Bank of America: Troubles Might Just Be Starting
CNBC "On-Air Stocks" Editor
Bank of America joining Citiin essentially announcing they are eliminating their share buyback program (to be technical, the headline said "only limited share buybacks until late '08"). It's likely that their hefty $2.56 dividend (5.3% yield) is safe, for the time being.
But there are broader problems with the poor quarter for B of A: it may not be the last one. Analyst Christopher Mutascio at Stifel, Nicolaus said "we do not believe this will be just a 3Q07 event. Weakness in debt underwriting and sales & trading of credit and structured products are likely to last for some time, in our view."

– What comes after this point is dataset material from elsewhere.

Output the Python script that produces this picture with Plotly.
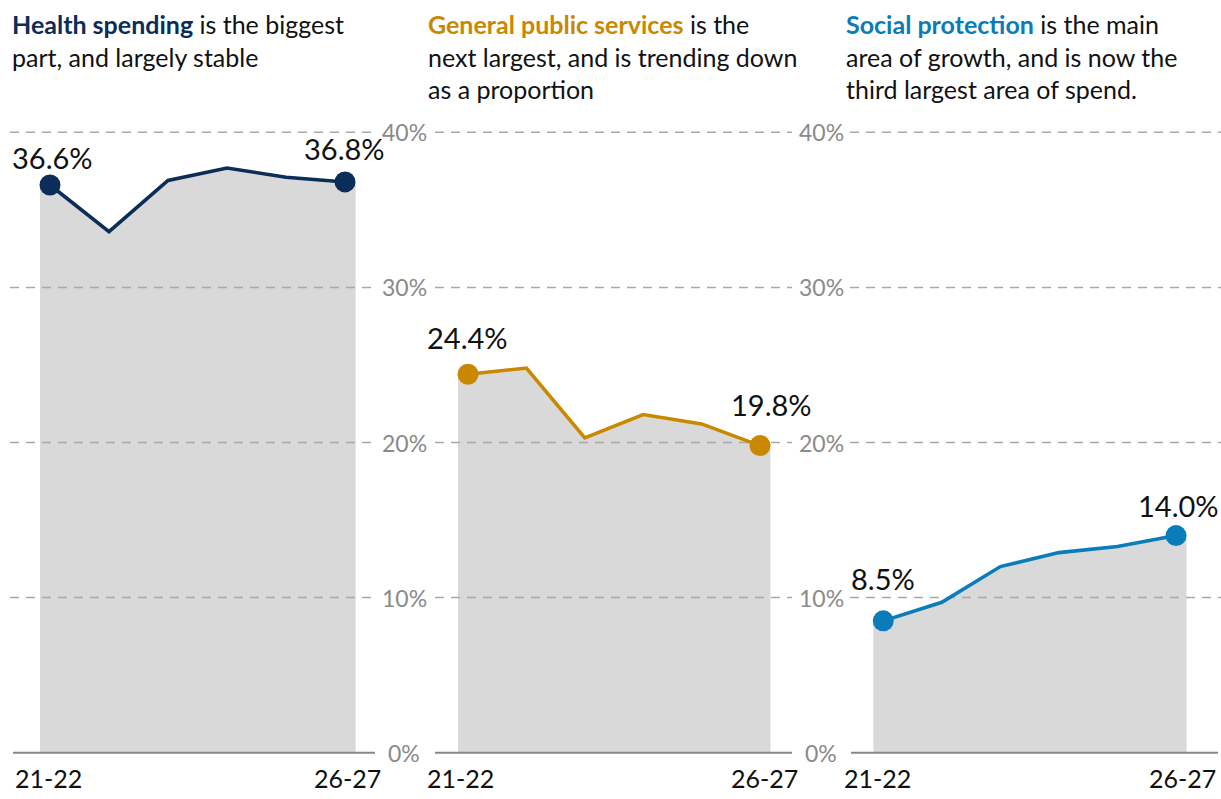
import plotly.graph_objects as go

# ---- data -------------------------------------------------------------
periods = ["21-22", "22-23", "23-24", "24-25", "25-26", "26-27"]
health = [36.6, 33.6, 36.9, 37.7, 37.1, 36.8]
public_services = [24.4, 24.8, 20.3, 21.8, 21.2, 19.8]
social_protection = [8.5, 9.7, 12.0, 12.9, 13.3, 14.0]
y_ticks = [0, 10, 20, 30, 40]

titles = [
    ("Health spending", " is the biggest<br>part, and largely stable"),
    ("General public services", " is the<br>next largest, and is trending down<br>as a proportion"),
    ("Social protection", " is the main<br>area of growth, and is now the<br>third largest area of spend."),
]
colors = ["#0b2d57", "#c98800", "#0a7cb9"]
series = [health, public_services, social_protection]

# ---- layout helpers (pixel -> paper) -----------------------------------
W, H = 1221, 799
FONT = "Lato"


def px(x):
    return x / W


def py(y):
    return 1 - y / H


PX_PER_PCT = 15.51
Y_ZERO_PX = 752.7
Y_RANGE = [-0.3, 41]
y_dom = [py(Y_ZERO_PX - Y_RANGE[0] * PX_PER_PCT), py(Y_ZERO_PX - Y_RANGE[1] * PX_PER_PCT)]

# panel geometry: plot-area extents (px) and x-range in period-index units
panels = [
    dict(dom=(10, 377), rng=(-0.678, 5.542), base=(13, 375), title_x=10,
         lab_l=13, lab_r=383),
    dict(dom=(435, 792), rng=(-0.565, 5.548), base=(435, 792), title_x=426,
         lab_l=425, lab_r=800),
    dict(dom=(850, 1221), rng=(-0.568, 5.768), base=(851, 1218), title_x=844,
         lab_l=842, lab_r=1218),
]
# vertical offsets (px) of the end-point value labels: (first, last)
label_shift = [(28, 33), (37, 41), (42, 30)]
label_xshift = [(2, -1), (-1, 11), (0, 2)]

fig = go.Figure()
n = len(periods)
idx = list(range(n))

for i, (vals, col, p) in enumerate(zip(series, colors, panels)):
    xa = "x" if i == 0 else f"x{i + 1}"

    # grey area under the line, extended slightly past the end points
    fig.add_trace(go.Scatter(
        x=[-0.17] + idx + [n - 1 + 0.18], y=[vals[0]] + vals + [vals[-1]],
        xaxis=xa, yaxis="y", mode="lines", line=dict(width=0),
        fill="tozeroy", fillcolor="#d9d9d9", hoverinfo="skip", showlegend=False))

    # dashed gridlines across the panel, on top of the area
    gx, gy = [], []
    for t in y_ticks[1:]:
        gx += [p["rng"][0], p["rng"][1], None]
        gy += [t, t, None]
    fig.add_trace(go.Scatter(
        x=gx, y=gy, xaxis=xa, yaxis="y", mode="lines",
        line=dict(color="#a8a8a8", width=1.5, dash="9px,7px"),
        hoverinfo="skip", showlegend=False))

    # the series line
    fig.add_trace(go.Scatter(
        x=idx, y=vals, xaxis=xa, yaxis="y", mode="lines",
        line=dict(color=col, width=3.6), showlegend=False))

    # end-point markers
    fig.add_trace(go.Scatter(
        x=[idx[0], idx[-1]], y=[vals[0], vals[-1]], xaxis=xa, yaxis="y",
        mode="markers", marker=dict(color=col, size=21), cliponaxis=False,
        showlegend=False))

    # end-point value labels
    for j, k in enumerate([0, n - 1]):
        fig.add_annotation(
            x=idx[k], y=vals[k], xref=xa, yref="y", text=f"{vals[k]:.1f}%",
            showarrow=False, yanchor="middle", xanchor="center",
            yshift=label_shift[i][j], xshift=label_xshift[i][j],
            font=dict(family=FONT, size=29, color="#111111"))

    # solid baseline at 0%
    fig.add_shape(type="line", xref="paper", yref="y",
                  x0=px(p["base"][0]), x1=px(p["base"][1]), y0=0, y1=0,
                  line=dict(color="#888888", width=2))

    # first / last period labels
    fig.add_annotation(x=px(p["lab_l"]), y=py(778), xref="paper", yref="paper",
                       text=periods[0], showarrow=False, xanchor="left", yanchor="middle",
                       font=dict(family=FONT, size=25, color="#111111"))
    fig.add_annotation(x=px(p["lab_r"]), y=py(778), xref="paper", yref="paper",
                       text=periods[-1], showarrow=False, xanchor="right", yanchor="middle",
                       font=dict(family=FONT, size=25, color="#111111"))

    # panel heading
    bold, rest = titles[i]
    fig.add_annotation(
        x=px(p["title_x"]), y=py(7), xref="paper", yref="paper",
        text=f"<b><span style='color:{col}'>{bold}</span></b>{rest}",
        showarrow=False, xanchor="left", yanchor="top", align="left",
        font=dict(family=FONT, size=25, color="#111111"))

    axis = dict(domain=[px(p["dom"][0]), px(p["dom"][1])], range=list(p["rng"]),
                anchor="y", showgrid=False, zeroline=False, showticklabels=False,
                showline=False, ticks="", fixedrange=True)
    fig.update_layout(**{("xaxis" if i == 0 else f"xaxis{i + 1}"): axis})

# percentage tick labels between the panels
for cx in (404, 821):
    for t in y_ticks:
        fig.add_annotation(x=px(cx), y=t, xref="paper", yref="y", text=f"{t}%",
                           showarrow=False, xanchor="center", yanchor="middle",
                           font=dict(family=FONT, size=23, color="#8a8a8a"))

fig.update_layout(
    width=W, height=H,
    margin=dict(l=0, r=0, t=0, b=0),
    paper_bgcolor="white", plot_bgcolor="rgba(0,0,0,0)",
    yaxis=dict(domain=y_dom, range=Y_RANGE, showgrid=False, zeroline=False,
               showticklabels=False, showline=False, ticks="", fixedrange=True),
    showlegend=False,
)

fig.write_html("out.html", config={"displayModeBar": False})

With all this mumbo-jumbo about losses and credit quality, let me walk you through what happened at Bank of America. There were two big problems:
1) Writedowns. A writedown involves reducing the book value of an asset; it's typically done when the asset is overvalued compared to current market prices. The company wrote down:
a) $607 m (9 cents per share) on losses related to credit trading--due to the "breakdowns in traditional pricing relationships" and widening of credit spreads during the quarter.

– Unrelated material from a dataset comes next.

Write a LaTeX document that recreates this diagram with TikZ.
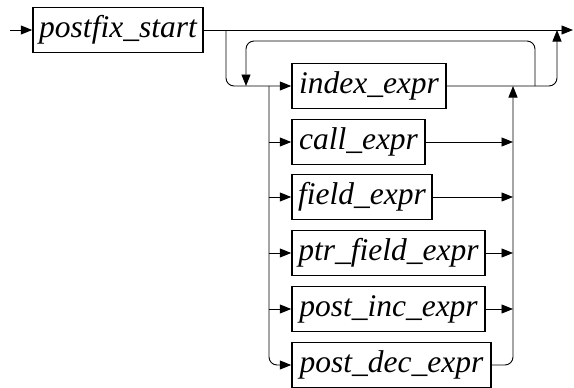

b) $247 m (4 cents per share) on losses from leveraged buyout (LBO) loans
c) $527 m (8 cents per share) on losses from Collateralized Debt Obligations and other structured products. CDOs are securities backed by pools of assets, in some case mortgage-backed securities, that divide up the credit risk by issuing different bundles. Much of the losses here are due to the subprime meltdown.

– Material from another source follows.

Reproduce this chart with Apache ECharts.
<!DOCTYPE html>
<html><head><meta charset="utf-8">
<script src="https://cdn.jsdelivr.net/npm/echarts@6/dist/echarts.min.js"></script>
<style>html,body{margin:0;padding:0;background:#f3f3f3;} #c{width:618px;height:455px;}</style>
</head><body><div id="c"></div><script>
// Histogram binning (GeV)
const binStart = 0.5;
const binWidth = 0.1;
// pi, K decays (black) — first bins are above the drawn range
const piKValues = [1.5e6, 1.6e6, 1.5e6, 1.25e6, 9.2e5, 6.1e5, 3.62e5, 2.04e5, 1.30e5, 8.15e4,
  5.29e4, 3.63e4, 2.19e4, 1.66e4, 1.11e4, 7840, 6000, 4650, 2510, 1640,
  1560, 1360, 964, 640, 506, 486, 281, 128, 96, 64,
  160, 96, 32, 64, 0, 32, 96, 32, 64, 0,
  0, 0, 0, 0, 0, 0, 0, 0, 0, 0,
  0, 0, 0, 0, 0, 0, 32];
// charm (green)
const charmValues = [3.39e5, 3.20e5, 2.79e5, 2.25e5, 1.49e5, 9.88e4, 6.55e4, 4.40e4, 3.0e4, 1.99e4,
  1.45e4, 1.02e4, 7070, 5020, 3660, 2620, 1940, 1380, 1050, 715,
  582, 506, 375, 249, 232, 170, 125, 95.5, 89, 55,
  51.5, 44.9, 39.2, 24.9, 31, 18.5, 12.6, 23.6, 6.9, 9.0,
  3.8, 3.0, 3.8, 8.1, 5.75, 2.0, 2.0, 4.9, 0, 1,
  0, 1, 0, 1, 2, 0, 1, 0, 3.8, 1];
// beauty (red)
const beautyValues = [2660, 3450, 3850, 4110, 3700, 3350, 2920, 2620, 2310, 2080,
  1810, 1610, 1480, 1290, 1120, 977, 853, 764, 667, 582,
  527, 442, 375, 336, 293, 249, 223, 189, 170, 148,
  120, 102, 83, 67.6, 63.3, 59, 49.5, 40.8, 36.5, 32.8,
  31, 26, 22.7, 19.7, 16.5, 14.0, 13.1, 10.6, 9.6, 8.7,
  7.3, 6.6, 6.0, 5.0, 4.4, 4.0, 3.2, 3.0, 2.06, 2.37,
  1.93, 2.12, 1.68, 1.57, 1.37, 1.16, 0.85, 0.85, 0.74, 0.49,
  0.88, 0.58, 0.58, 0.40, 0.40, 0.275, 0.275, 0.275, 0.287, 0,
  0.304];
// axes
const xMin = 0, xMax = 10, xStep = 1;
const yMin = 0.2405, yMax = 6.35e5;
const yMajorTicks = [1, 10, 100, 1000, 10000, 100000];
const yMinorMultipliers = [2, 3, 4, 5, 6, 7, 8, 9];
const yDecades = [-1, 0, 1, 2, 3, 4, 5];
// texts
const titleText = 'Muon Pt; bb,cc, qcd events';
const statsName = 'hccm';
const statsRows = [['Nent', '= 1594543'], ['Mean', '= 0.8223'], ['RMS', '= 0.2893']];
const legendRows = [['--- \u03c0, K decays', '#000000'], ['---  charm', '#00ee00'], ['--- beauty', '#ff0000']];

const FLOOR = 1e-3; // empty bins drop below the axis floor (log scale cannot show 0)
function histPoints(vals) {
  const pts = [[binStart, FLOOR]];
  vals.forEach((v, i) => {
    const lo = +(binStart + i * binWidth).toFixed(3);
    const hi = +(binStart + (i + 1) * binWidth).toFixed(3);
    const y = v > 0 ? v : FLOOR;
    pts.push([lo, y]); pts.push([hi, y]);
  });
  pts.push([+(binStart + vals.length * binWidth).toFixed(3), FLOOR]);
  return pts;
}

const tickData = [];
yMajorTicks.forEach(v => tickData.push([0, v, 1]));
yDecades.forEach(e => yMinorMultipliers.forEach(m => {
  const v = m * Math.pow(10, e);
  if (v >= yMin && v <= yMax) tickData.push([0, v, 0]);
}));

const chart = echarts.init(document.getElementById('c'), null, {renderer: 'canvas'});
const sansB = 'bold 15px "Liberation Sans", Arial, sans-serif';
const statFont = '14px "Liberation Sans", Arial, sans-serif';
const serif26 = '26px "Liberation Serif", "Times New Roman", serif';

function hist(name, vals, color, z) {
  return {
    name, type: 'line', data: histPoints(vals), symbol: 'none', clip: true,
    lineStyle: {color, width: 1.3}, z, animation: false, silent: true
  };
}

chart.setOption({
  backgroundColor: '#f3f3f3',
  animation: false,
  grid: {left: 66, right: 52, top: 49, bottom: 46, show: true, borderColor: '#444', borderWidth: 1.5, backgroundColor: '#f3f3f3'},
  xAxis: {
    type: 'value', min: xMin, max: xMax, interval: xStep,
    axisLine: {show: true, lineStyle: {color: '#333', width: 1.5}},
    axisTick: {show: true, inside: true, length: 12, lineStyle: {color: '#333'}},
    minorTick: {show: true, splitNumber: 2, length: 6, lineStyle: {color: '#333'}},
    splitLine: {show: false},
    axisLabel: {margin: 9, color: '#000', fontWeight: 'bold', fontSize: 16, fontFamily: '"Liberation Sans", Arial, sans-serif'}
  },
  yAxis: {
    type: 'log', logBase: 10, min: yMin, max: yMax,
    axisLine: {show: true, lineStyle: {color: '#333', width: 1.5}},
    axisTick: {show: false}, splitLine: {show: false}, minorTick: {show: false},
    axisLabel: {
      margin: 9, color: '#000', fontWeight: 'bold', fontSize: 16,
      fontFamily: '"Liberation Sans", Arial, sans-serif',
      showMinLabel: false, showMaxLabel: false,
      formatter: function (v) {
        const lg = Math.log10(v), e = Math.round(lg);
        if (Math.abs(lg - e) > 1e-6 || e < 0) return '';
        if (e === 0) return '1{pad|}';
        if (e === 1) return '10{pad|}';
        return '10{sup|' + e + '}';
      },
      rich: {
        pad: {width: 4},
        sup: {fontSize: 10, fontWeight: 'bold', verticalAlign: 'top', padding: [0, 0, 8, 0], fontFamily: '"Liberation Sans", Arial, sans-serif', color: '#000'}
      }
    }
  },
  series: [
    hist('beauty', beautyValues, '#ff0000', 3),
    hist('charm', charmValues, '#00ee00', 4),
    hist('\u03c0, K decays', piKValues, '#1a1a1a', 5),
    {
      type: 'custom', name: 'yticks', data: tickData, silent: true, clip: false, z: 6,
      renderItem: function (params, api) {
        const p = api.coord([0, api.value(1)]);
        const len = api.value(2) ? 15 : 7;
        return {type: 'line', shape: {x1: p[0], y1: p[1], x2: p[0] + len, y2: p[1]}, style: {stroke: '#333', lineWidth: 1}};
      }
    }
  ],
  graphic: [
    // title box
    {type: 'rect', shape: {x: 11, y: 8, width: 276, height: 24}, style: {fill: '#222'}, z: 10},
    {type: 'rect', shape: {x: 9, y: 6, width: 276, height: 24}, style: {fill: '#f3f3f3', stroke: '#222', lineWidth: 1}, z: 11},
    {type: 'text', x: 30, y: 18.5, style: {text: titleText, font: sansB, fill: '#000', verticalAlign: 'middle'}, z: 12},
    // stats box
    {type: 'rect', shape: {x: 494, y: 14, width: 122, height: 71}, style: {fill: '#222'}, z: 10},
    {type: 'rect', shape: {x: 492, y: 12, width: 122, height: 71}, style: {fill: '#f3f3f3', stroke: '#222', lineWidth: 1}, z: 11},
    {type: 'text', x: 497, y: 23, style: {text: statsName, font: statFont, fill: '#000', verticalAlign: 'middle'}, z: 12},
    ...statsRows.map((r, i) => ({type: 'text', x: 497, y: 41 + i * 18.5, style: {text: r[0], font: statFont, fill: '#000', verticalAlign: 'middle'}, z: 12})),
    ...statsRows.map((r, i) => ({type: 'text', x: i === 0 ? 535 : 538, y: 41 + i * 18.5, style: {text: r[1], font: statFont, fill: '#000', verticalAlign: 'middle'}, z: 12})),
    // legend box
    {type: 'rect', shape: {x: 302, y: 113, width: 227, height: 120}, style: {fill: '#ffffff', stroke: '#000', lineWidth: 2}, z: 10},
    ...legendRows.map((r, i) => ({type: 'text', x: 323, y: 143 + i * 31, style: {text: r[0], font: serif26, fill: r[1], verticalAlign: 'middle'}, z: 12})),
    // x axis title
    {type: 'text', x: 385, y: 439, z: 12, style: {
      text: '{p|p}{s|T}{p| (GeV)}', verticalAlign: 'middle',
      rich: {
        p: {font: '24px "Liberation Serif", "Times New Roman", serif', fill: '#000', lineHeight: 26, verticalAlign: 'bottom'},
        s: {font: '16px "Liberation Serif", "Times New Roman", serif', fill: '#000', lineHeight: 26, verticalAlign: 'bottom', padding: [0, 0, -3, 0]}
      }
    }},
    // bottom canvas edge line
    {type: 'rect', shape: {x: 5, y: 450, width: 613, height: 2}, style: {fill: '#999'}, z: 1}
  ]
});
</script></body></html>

2) Credit quality declined. Credit is just money loaned out by the bank; the quality--the creditworthiness, or ability of the borrower to repay the loan--has deteriorated for a number of the bank's borrowers.
For example, the company's nonperforming assets increased 41% sequentially (up nearly $1 billion). Nonperforming assets are assets that are not producing any income, but are not yet written off as a complete loss. Residential mortgage, home equity and commercial (domestic) loans were the main reason quality declined.